Mad Dog, Mad Dog, Whatchu Gonna Do When I Come For You?!

This is a Mad dog and I have been on the hunt for them as a gag gift for my sorority sisters at our friends wedding this upcoming weekend. (Congrats Alicia!)


The word “Mad Dog” has been used as multiple parts of speech throughout my collegiate and young professional life.

As a noun, a Mad Dog is a low-end fortified wine, often used as an easy, cheap and quick way to get sufficiently drunk, extremely fast. As a verb, to Mad Dog means to suffer through one of these neon beasts with friends as fast as possible, fully knowing that you will be completely obligerant (please refer to my list of 2010 made-up words) after consuming the entire thing.

For the normal 20-something, a Mad Dog is something that is only consumed once, maybe twice, in your collegiate career and, no matter what part of speech it is used in, you usually remember more negative things about the next morning’s recovery than you do about anything that occurred the night before.
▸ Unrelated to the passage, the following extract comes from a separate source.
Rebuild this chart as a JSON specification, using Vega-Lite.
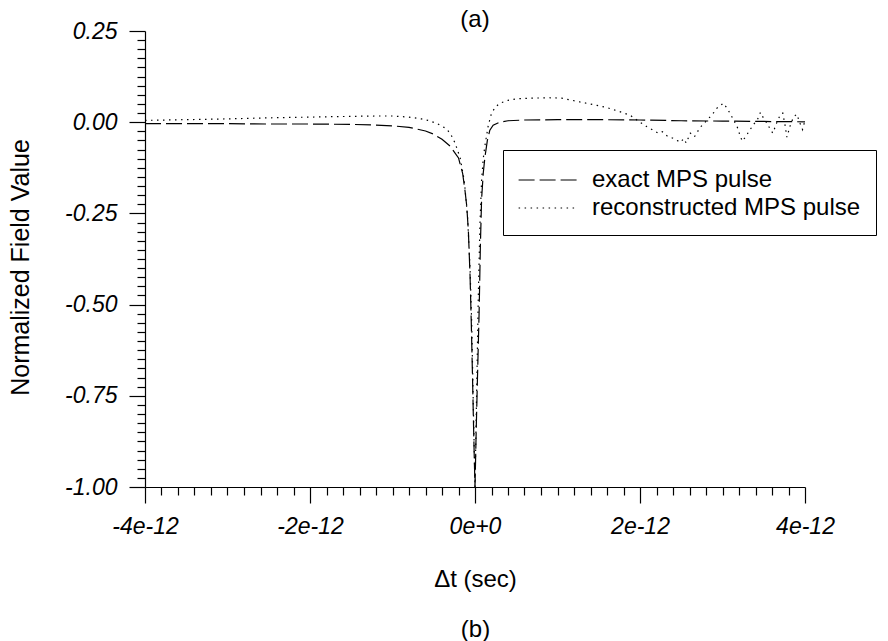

Woops.

Needless to say, we weren’t planning on completely and fully Mad Dogging each other this weekend, but it certainly would have brought back some good memories and laughs.
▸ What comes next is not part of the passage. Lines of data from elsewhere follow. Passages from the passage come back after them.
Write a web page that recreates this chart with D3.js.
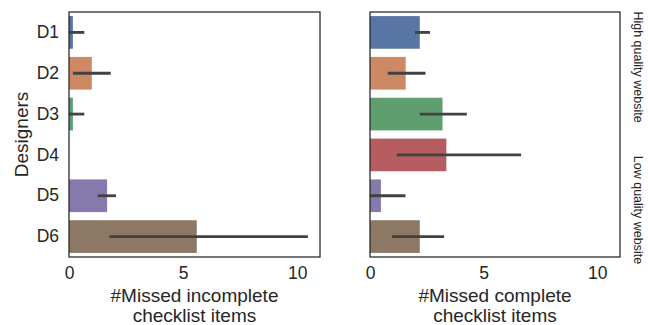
<!DOCTYPE html>
<html><head><meta charset="utf-8">
<script src="https://cdn.jsdelivr.net/npm/d3@7"></script>
<style>body{margin:0;background:#fff;} text{font-family:"Liberation Sans",Arial,sans-serif;}</style>
</head><body>
<svg id="c" width="648" height="325"></svg>
<script>
const designers = ["D1","D2","D3","D4","D5","D6"];
const colors = ["#5975a4","#cc8963","#5f9e6e","#b55d60","#857aab","#8d7866"];
const incompleteMean = [0.17, 1.0, 0.17, 0, 1.67, 5.6];
const incompleteLo   = [0, 0.17, 0, 0, 1.26, 1.77];
const incompleteHi   = [0.67, 1.83, 0.67, 0, 2.06, 10.47];
const completeMean = [2.19, 1.57, 3.19, 3.36, 0.48, 2.19];
const completeLo   = [1.98, 0.78, 2.19, 1.17, 0, 0.97];
const completeHi   = [2.64, 2.44, 4.26, 6.65, 1.56, 3.26];
const xTicks = [0, 5, 10];
const xLabels = [["#Missed incomplete","checklist items"],["#Missed complete","checklist items"]];
const rowLabels = ["High quality website","Low quality website"];

const svg = d3.select("#c");
const plotTop = 12, plotBottom = 257;
const y = d3.scaleBand().domain(designers).range([plotTop, plotBottom]).paddingInner(0.2).paddingOuter(0.1);
const txt = "#262626";

function panel(x0, x1, mean, lo, hi, label, showY) {
  const x = d3.scaleLinear().domain([0, 11]).range([x0, x1]);
  const g = svg.append("g");
  const rows = designers.map((d,i)=>({d, m:mean[i], lo:lo[i], hi:hi[i], c:colors[i]}));
  g.selectAll("rect.bar").data(rows).join("rect")
    .attr("x", x(0)).attr("y", r=>y(r.d))
    .attr("width", r=>x(r.m)-x(0)).attr("height", y.bandwidth())
    .attr("fill", r=>r.c);
  g.selectAll("line.err").data(rows.filter(r=>r.hi>r.lo)).join("line")
    .attr("x1", r=>x(r.lo)).attr("x2", r=>x(r.hi))
    .attr("y1", r=>y(r.d)+y.bandwidth()/2).attr("y2", r=>y(r.d)+y.bandwidth()/2)
    .attr("stroke", "#424242").attr("stroke-width", 2.8);
  g.append("rect").attr("x", x0).attr("y", plotTop).attr("width", x1-x0).attr("height", plotBottom-plotTop)
    .attr("fill","none").attr("stroke", txt).attr("stroke-width", 1.25);
  const ax = d3.axisBottom(x).tickValues(xTicks).tickSize(0).tickPadding(0).tickFormat(d3.format("d"));
  const axg = g.append("g").attr("transform", `translate(0,${plotBottom})`).call(ax);
  axg.select(".domain").remove();
  axg.selectAll("text").attr("y", 0).attr("dy", "1.25em").attr("font-size", 17.5).attr("fill", txt)
    .style("font-family", '"Liberation Sans",Arial,sans-serif');
  const cx = (x0+x1)/2;
  g.append("text").attr("x", cx).attr("y", 302).attr("text-anchor","middle").attr("font-size",19).attr("fill",txt).text(label[0]);
  g.append("text").attr("x", cx).attr("y", 322).attr("text-anchor","middle").attr("font-size",19).attr("fill",txt).text(label[1]);
  if (showY) {
    const ay = d3.axisLeft(y).tickSize(0).tickPadding(10);
    const ayg = g.append("g").attr("transform", `translate(${x0},0)`).call(ay);
    ayg.select(".domain").remove();
    ayg.selectAll("text").attr("font-size", 17.5).attr("fill", txt)
      .style("font-family", '"Liberation Sans",Arial,sans-serif');
    g.append("text").attr("transform", `translate(28,${(plotTop+plotBottom)/2}) rotate(-90)`)
      .attr("text-anchor","middle").attr("font-size",19).attr("fill",txt).text("Designers");
  }
}
panel(69, 320, incompleteMean, incompleteLo, incompleteHi, xLabels[0], true);
panel(370, 620, completeMean, completeLo, completeHi, xLabels[1], false);

[67, 210].forEach((cy,i)=>{
  svg.append("text").attr("transform", `translate(634,${cy}) rotate(90)`)
    .attr("text-anchor","middle").attr("font-size",12.5).attr("fill",txt).text(rowLabels[i]);
});
</script>
</body></html>
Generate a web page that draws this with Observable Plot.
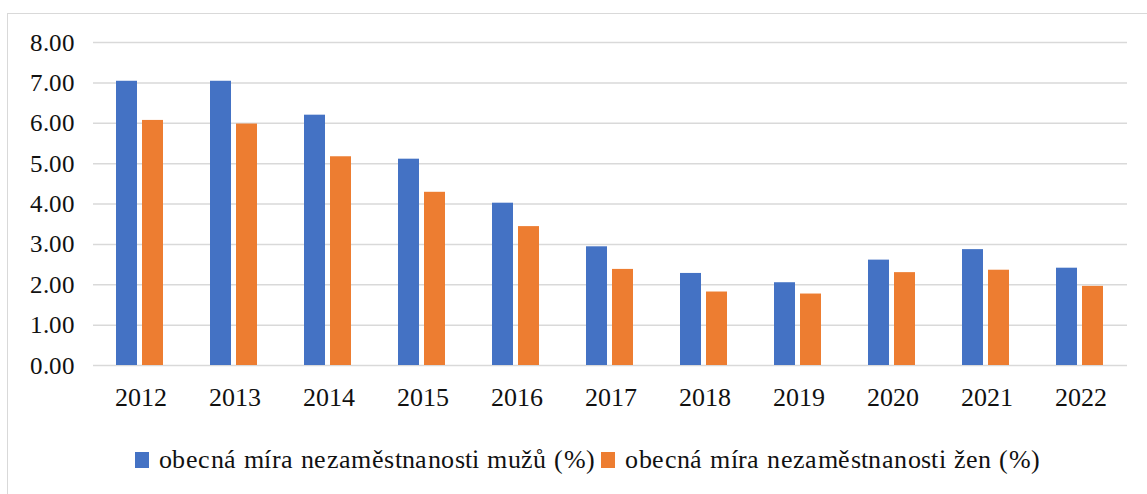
<!DOCTYPE html>
<html>
<head>
<meta charset="utf-8">
<script src="https://cdn.jsdelivr.net/npm/d3@7"></script>
<script src="https://cdn.jsdelivr.net/npm/@observablehq/plot@0.6"></script>
<style>
  @font-face {
    font-family: "ChartSerif";
    src: local("Liberation Serif"), local("LiberationSerif"), local("LiberationSerif-Regular"),
         local("Tinos"), local("Times New Roman"), local("DejaVu Serif"), local("DejaVuSerif");
  }
  html, body { margin: 0; padding: 0; background: #fff; overflow: hidden; }
  #wrap { position: relative; width: 1147px; height: 494px; font-family: ChartSerif, "Liberation Serif", "DejaVu Serif", serif; }
  #frame { position: absolute; left: 7px; top: 13px; width: 1200px; height: 600px; border: 1.5px solid #d9d9d9; box-sizing: border-box; pointer-events: none; }
  #chart { position: absolute; left: 0; top: 0; }
  #legend { position: absolute; top: 445px; left: 135px; display: flex; align-items: center; font-size: 26px; letter-spacing: 0.4px; color: #111; white-space: nowrap; }
  .sw { display: inline-block; width: 14px; height: 16px; margin-right: 10px; }
  .item { display: flex; align-items: center; margin-right: 6px; }
</style>
</head>
<body>
<div id="wrap">
  <div id="frame"></div>
  <div id="chart"></div>
  <div id="legend"></div>
</div>
<script>
const years = ["2012","2013","2014","2015","2016","2017","2018","2019","2020","2021","2022"];
const seriesNames = ["obecná míra nezaměstnanosti mužů (%)", "obecná míra nezaměstnanosti žen (%)"];
const men   = [7.04, 7.04, 6.20, 5.11, 4.02, 2.94, 2.28, 2.05, 2.61, 2.87, 2.41];
const women = [6.07, 5.98, 5.17, 4.29, 3.44, 2.38, 1.82, 1.77, 2.30, 2.36, 1.96];
const colors = ["#4472C4", "#ED7D31"];
const yTicks = [0, 1, 2, 3, 4, 5, 6, 7, 8];

const rows = [];
years.forEach((y, i) => {
  rows.push({year: y, series: seriesNames[0], value: men[i]});
  rows.push({year: y, series: seriesNames[1], value: women[i]});
});

const chart = Plot.plot({
  width: 1147,
  height: 430,
  marginTop: 42,
  marginBottom: 65,
  marginLeft: 92,
  marginRight: 20,
  style: { fontFamily: "ChartSerif, 'Liberation Serif', 'DejaVu Serif', serif", background: "transparent", color: "#111" },
  fx: { domain: years, padding: 0, label: null },
  x: { domain: seriesNames, paddingInner: 0.19, paddingOuter: 0.9, axis: null },
  y: { domain: [0, 8], label: null },
  color: { domain: seriesNames, range: colors },
  marks: [
    Plot.gridY(yTicks, { stroke: "#d9d9d9", strokeOpacity: 1, strokeWidth: 1.5 }),
    Plot.barY(rows, { fx: "year", x: "series", y: "value", fill: "series" }),
    Plot.axisY(yTicks, { tickSize: 0, tickPadding: 19, tickFormat: d3.format(".2f"), fontSize: 25, label: null }),
    Plot.axisFx({ anchor: "bottom", tickSize: 0, tickPadding: 22, fontSize: 26, label: null })
  ]
});
document.getElementById("chart").appendChild(chart);

const legend = document.getElementById("legend");
seriesNames.forEach((name, i) => {
  const item = document.createElement("span");
  item.className = "item";
  const sw = document.createElement("span");
  sw.className = "sw";
  sw.style.background = colors[i];
  item.appendChild(sw);
  item.appendChild(document.createTextNode(name));
  legend.appendChild(item);
});
</script>
</body>
</html>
Regardless, here I was in the middle of our hometown liquor store, staring at a 55 year old man, explaining to him why I needed Mad Dogs.
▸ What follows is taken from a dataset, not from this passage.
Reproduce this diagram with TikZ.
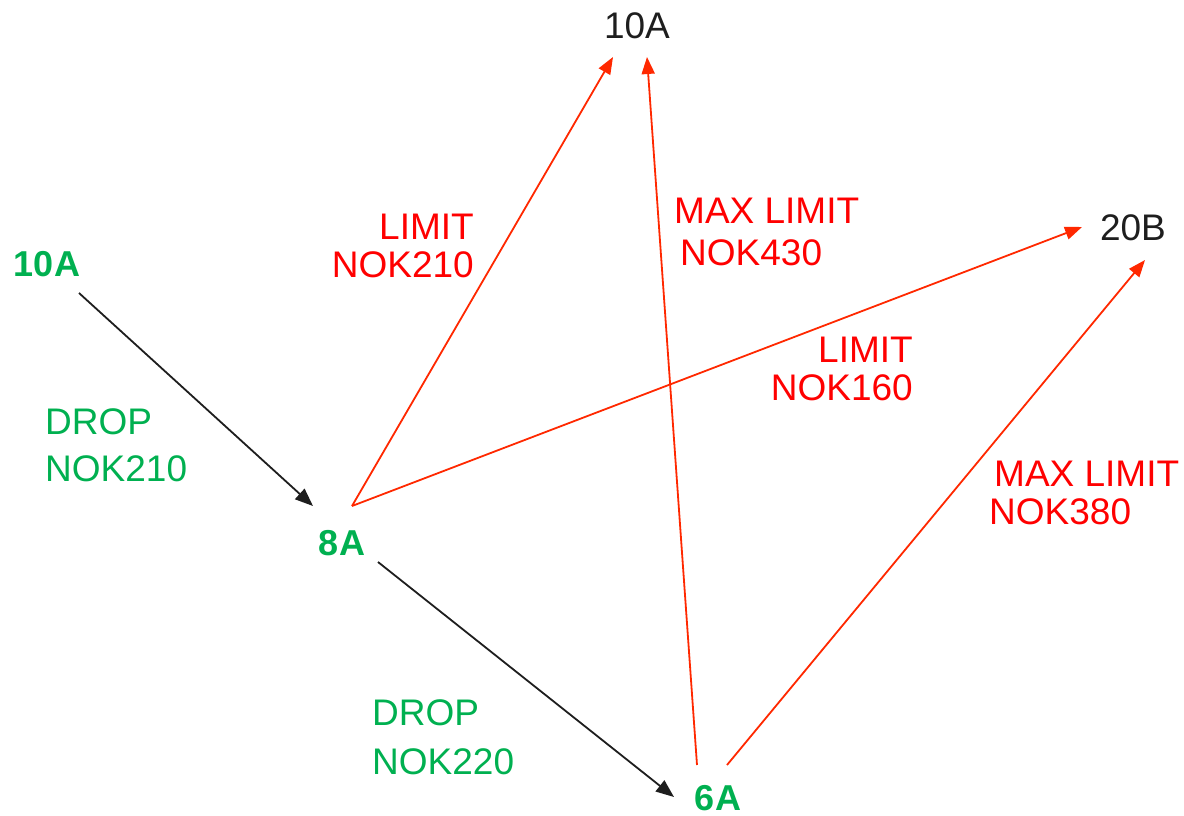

The conversation went something like this.

Me: “Hi there, you wouldn’t happen to carry Mad Dogs, would you?”
Man Behind Counter (lets call him Ralph- seems appropriate): “Mad Dogs?”
Me: “Yes, Mad Dogs, you know those neon-colored fortified wine bevys [insert nervous ramble because of how embarrassed I am to be standing in front of a man holding a $300 bottle of shiraz, ready for check out, and me asking for the food stamp equivalent of wine coolers.]
Ralph: “No, I know what they are- you are just the first person who has ever asked if we carry them. We don’t”
Me [still recovering from aforementioned nervous ramble, phasing into my polite, young professional banter]: “Ah, I see. Well, do you know where I can find any in the area?”
Ralph [removes glasses, leans in to offer me his wise, Mad Dog advice]: “I am going to be honest with you dear. The only places you will find Mad Dogs are in the dangerous parts of Dorchester [ghetto], Roxbury [yet another ghetto] or Mattapan [most recent location of a tragic mass murder, in yet another ghetto].” He continued on, just incase there was any chance I somehow thought it would have been a good idea to risk my life to buy 6 Bling Bling Mad Dogs, saying: “I owned a liquor store in Boston for 20 years and never carried the stuff. Further, I would strongly hope that you wouldn’t go into any stores that might sell Mad Dogs without some form of protection.”
Me [now wide eyed, and in some form of shell shock]: “Ah, understood. Thanks for the advice.”

As I got in my car, I locked the doors and just sat there listening to the rain hit my windshield. I proceeded to have a minor freak out.

Why is it that Mad Dogs were only sold in the ghetto here when they were placed in a pretty, lit display case in college? Did I go to school in an unsafe ghetto? Why did I feel such a false sense of security? Why didn’t I know that I lived in a ghetto? Shouldn’t I have known that the sale of Mad Dogs indicated that I was in an unsafe setting? Why did I feel confident enough to walk alone anywhere? Why was I never shot? How did this happen?

I proceed to text the bride, feeling extremely defeated, and got a comforting “bahahahah, basically what I was told,” which was a nice way of bringing myself back to the “you went to college with a bunch of pretty wasps, and never did get shot” reality.

I will see you Saturday, wedding, but alas, I will be Mad Dogless.